Skip all pictures, then print the remaining material exactly.

------ Supplied data

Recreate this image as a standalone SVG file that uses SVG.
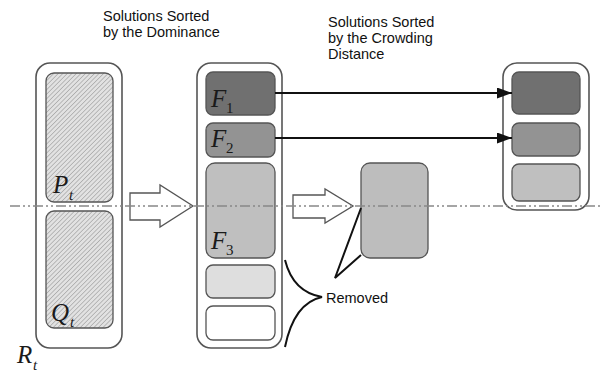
<svg xmlns="http://www.w3.org/2000/svg" width="610" height="372" viewBox="0 0 610 372">
<style>
.cap{font-family:"Liberation Sans",Arial,sans-serif;font-size:14.5px;fill:#111}
.sym{font-family:"Liberation Serif","Times New Roman",serif;font-style:italic;font-size:25px;fill:#1a1a1a}
.sub{font-family:"Liberation Serif","Times New Roman",serif;font-size:15px;fill:#1a1a1a}
.subi{font-family:"Liberation Serif","Times New Roman",serif;font-style:italic;font-size:15px;fill:#1a1a1a}
.outer{fill:#fff;stroke:#555;stroke-width:1.6}
.inner{stroke:#555;stroke-width:1.3}
.hollow{fill:#fff;stroke:#555;stroke-width:1.3}
.conn{fill:none;stroke:#111;stroke-width:2}
</style>
<defs>
<pattern id="hatch" patternUnits="userSpaceOnUse" width="3.2" height="3.2" patternTransform="rotate(45)">
<rect width="3.2" height="3.2" fill="#e2e2e2"/>
<line x1="0" y1="0" x2="0" y2="3.2" stroke="#9c9c9c" stroke-width="1.2"/>
</pattern>
<marker id="ah" markerWidth="15" markerHeight="11" refX="15" refY="5.5" orient="auto" markerUnits="userSpaceOnUse">
<path d="M0,0 L15,5.5 L0,11 z" fill="#111"/>
</marker>
</defs>
<rect width="610" height="372" fill="#fff"/>

<text class="cap" x="103" y="21">Solutions Sorted</text>
<text class="cap" x="103" y="37">by the Dominance</text>
<text class="cap" x="328" y="27">Solutions Sorted</text>
<text class="cap" x="328" y="43">by the Crowding</text>
<text class="cap" x="328" y="59">Distance</text>

<g id="Rt">
<rect class="outer" x="36" y="63" width="86" height="285" rx="14"/>
<text class="sym" x="17" y="363">R</text><text class="subi" x="33" y="370">t</text>
</g>
<g id="Pt">
<rect class="inner" fill="url(#hatch)" x="46" y="73" width="67" height="129" rx="8"/>
<text class="sym" x="53" y="193">P</text><text class="subi" x="69" y="200">t</text>
</g>
<g id="Qt">
<rect class="inner" fill="url(#hatch)" x="46" y="211" width="67" height="117" rx="8"/>
<text class="sym" x="51" y="321">Q</text><text class="subi" x="70" y="327">t</text>
</g>

<g id="sorted">
<rect class="outer" x="197" y="63" width="85" height="285" rx="14"/>
</g>
<g id="F1">
<rect class="inner" fill="#707070" x="206" y="72" width="69" height="43" rx="7"/>
<text class="sym" x="211" y="107">F</text><text class="sub" x="226" y="113">1</text>
</g>
<g id="F2">
<rect class="inner" fill="#939393" x="206" y="123" width="69" height="34" rx="7"/>
<text class="sym" x="211" y="147">F</text><text class="sub" x="226" y="153">2</text>
</g>
<g id="F3">
<rect class="inner" fill="#bfbfbf" x="206" y="163" width="69" height="95" rx="9"/>
<text class="sym" x="211" y="249">F</text><text class="sub" x="226" y="255">3</text>
</g>
<g id="F4">
<rect class="inner" fill="#dedede" x="206" y="265" width="69" height="33" rx="7"/>
</g>
<g id="F5">
<rect class="inner" fill="#fff" x="206" y="306" width="69" height="34" rx="7"/>
</g>

<g id="removed">
<rect class="inner" fill="#bdbdbd" x="361" y="163" width="67" height="95" rx="9"/>
<text class="cap" x="326" y="303">Removed</text>
</g>

<g id="next">
<rect class="outer" x="503" y="63" width="86" height="147" rx="14"/>
<rect class="inner" fill="#707070" x="512" y="72" width="68" height="42" rx="7"/>
<rect class="inner" fill="#939393" x="512" y="123" width="68" height="33" rx="7"/>
<rect class="inner" fill="#bfbfbf" x="512" y="164" width="68" height="37" rx="7"/>
</g>

<g id="connectors">
<polygon class="hollow" points="130,193 160,193 160,185 193,206 160,227 160,220 130,220"/>
<polygon class="hollow" points="293,195 325,195 325,189 353,206 325,223 325,218 293,218"/>
<line class="conn" x1="275" y1="93" x2="512" y2="93" marker-end="url(#ah)"/>
<line class="conn" x1="275" y1="138" x2="512" y2="138" marker-end="url(#ah)"/>
<path class="conn" d="M361,208 L335,278 L361,255"/>
<path class="conn" d="M285,260 Q293,292 322,297 Q294,303 285,347"/>
<line x1="10" y1="206" x2="600" y2="206" stroke="#888" stroke-width="1.5" stroke-dasharray="10 3 2 3 2 3"/>
</g>
</svg>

------------

## [Response]
Recreate this image as a standalone SVG file that uses SVG.
<svg xmlns="http://www.w3.org/2000/svg" width="610" height="372" viewBox="0 0 610 372">
<style>
.cap{font-family:"Liberation Sans",Arial,sans-serif;font-size:14.5px;fill:#111}
.sym{font-family:"Liberation Serif","Times New Roman",serif;font-style:italic;font-size:25px;fill:#1a1a1a}
.sub{font-family:"Liberation Serif","Times New Roman",serif;font-size:15px;fill:#1a1a1a}
.subi{font-family:"Liberation Serif","Times New Roman",serif;font-style:italic;font-size:15px;fill:#1a1a1a}
.outer{fill:#fff;stroke:#555;stroke-width:1.6}
.inner{stroke:#555;stroke-width:1.3}
.hollow{fill:#fff;stroke:#555;stroke-width:1.3}
.conn{fill:none;stroke:#111;stroke-width:2}
</style>
<defs>
<pattern id="hatch" patternUnits="userSpaceOnUse" width="3.2" height="3.2" patternTransform="rotate(45)">
<rect width="3.2" height="3.2" fill="#e2e2e2"/>
<line x1="0" y1="0" x2="0" y2="3.2" stroke="#9c9c9c" stroke-width="1.2"/>
</pattern>
<marker id="ah" markerWidth="15" markerHeight="11" refX="15" refY="5.5" orient="auto" markerUnits="userSpaceOnUse">
<path d="M0,0 L15,5.5 L0,11 z" fill="#111"/>
</marker>
</defs>
<rect width="610" height="372" fill="#fff"/>

<text class="cap" x="103" y="21">Solutions Sorted</text>
<text class="cap" x="103" y="37">by the Dominance</text>
<text class="cap" x="328" y="27">Solutions Sorted</text>
<text class="cap" x="328" y="43">by the Crowding</text>
<text class="cap" x="328" y="59">Distance</text>

<g id="Rt">
<rect class="outer" x="36" y="63" width="86" height="285" rx="14"/>
<text class="sym" x="17" y="363">R</text><text class="subi" x="33" y="370">t</text>
</g>
<g id="Pt">
<rect class="inner" fill="url(#hatch)" x="46" y="73" width="67" height="129" rx="8"/>
<text class="sym" x="53" y="193">P</text><text class="subi" x="69" y="200">t</text>
</g>
<g id="Qt">
<rect class="inner" fill="url(#hatch)" x="46" y="211" width="67" height="117" rx="8"/>
<text class="sym" x="51" y="321">Q</text><text class="subi" x="70" y="327">t</text>
</g>

<g id="sorted">
<rect class="outer" x="197" y="63" width="85" height="285" rx="14"/>
</g>
<g id="F1">
<rect class="inner" fill="#707070" x="206" y="72" width="69" height="43" rx="7"/>
<text class="sym" x="211" y="107">F</text><text class="sub" x="226" y="113">1</text>
</g>
<g id="F2">
<rect class="inner" fill="#939393" x="206" y="123" width="69" height="34" rx="7"/>
<text class="sym" x="211" y="147">F</text><text class="sub" x="226" y="153">2</text>
</g>
<g id="F3">
<rect class="inner" fill="#bfbfbf" x="206" y="163" width="69" height="95" rx="9"/>
<text class="sym" x="211" y="249">F</text><text class="sub" x="226" y="255">3</text>
</g>
<g id="F4">
<rect class="inner" fill="#dedede" x="206" y="265" width="69" height="33" rx="7"/>
</g>
<g id="F5">
<rect class="inner" fill="#fff" x="206" y="306" width="69" height="34" rx="7"/>
</g>

<g id="removed">
<rect class="inner" fill="#bdbdbd" x="361" y="163" width="67" height="95" rx="9"/>
<text class="cap" x="326" y="303">Removed</text>
</g>

<g id="next">
<rect class="outer" x="503" y="63" width="86" height="147" rx="14"/>
<rect class="inner" fill="#707070" x="512" y="72" width="68" height="42" rx="7"/>
<rect class="inner" fill="#939393" x="512" y="123" width="68" height="33" rx="7"/>
<rect class="inner" fill="#bfbfbf" x="512" y="164" width="68" height="37" rx="7"/>
</g>

<g id="connectors">
<polygon class="hollow" points="130,193 160,193 160,185 193,206 160,227 160,220 130,220"/>
<polygon class="hollow" points="293,195 325,195 325,189 353,206 325,223 325,218 293,218"/>
<line class="conn" x1="275" y1="93" x2="512" y2="93" marker-end="url(#ah)"/>
<line class="conn" x1="275" y1="138" x2="512" y2="138" marker-end="url(#ah)"/>
<path class="conn" d="M361,208 L335,278 L361,255"/>
<path class="conn" d="M285,260 Q293,292 322,297 Q294,303 285,347"/>
<line x1="10" y1="206" x2="600" y2="206" stroke="#888" stroke-width="1.5" stroke-dasharray="10 3 2 3 2 3"/>
</g>
</svg>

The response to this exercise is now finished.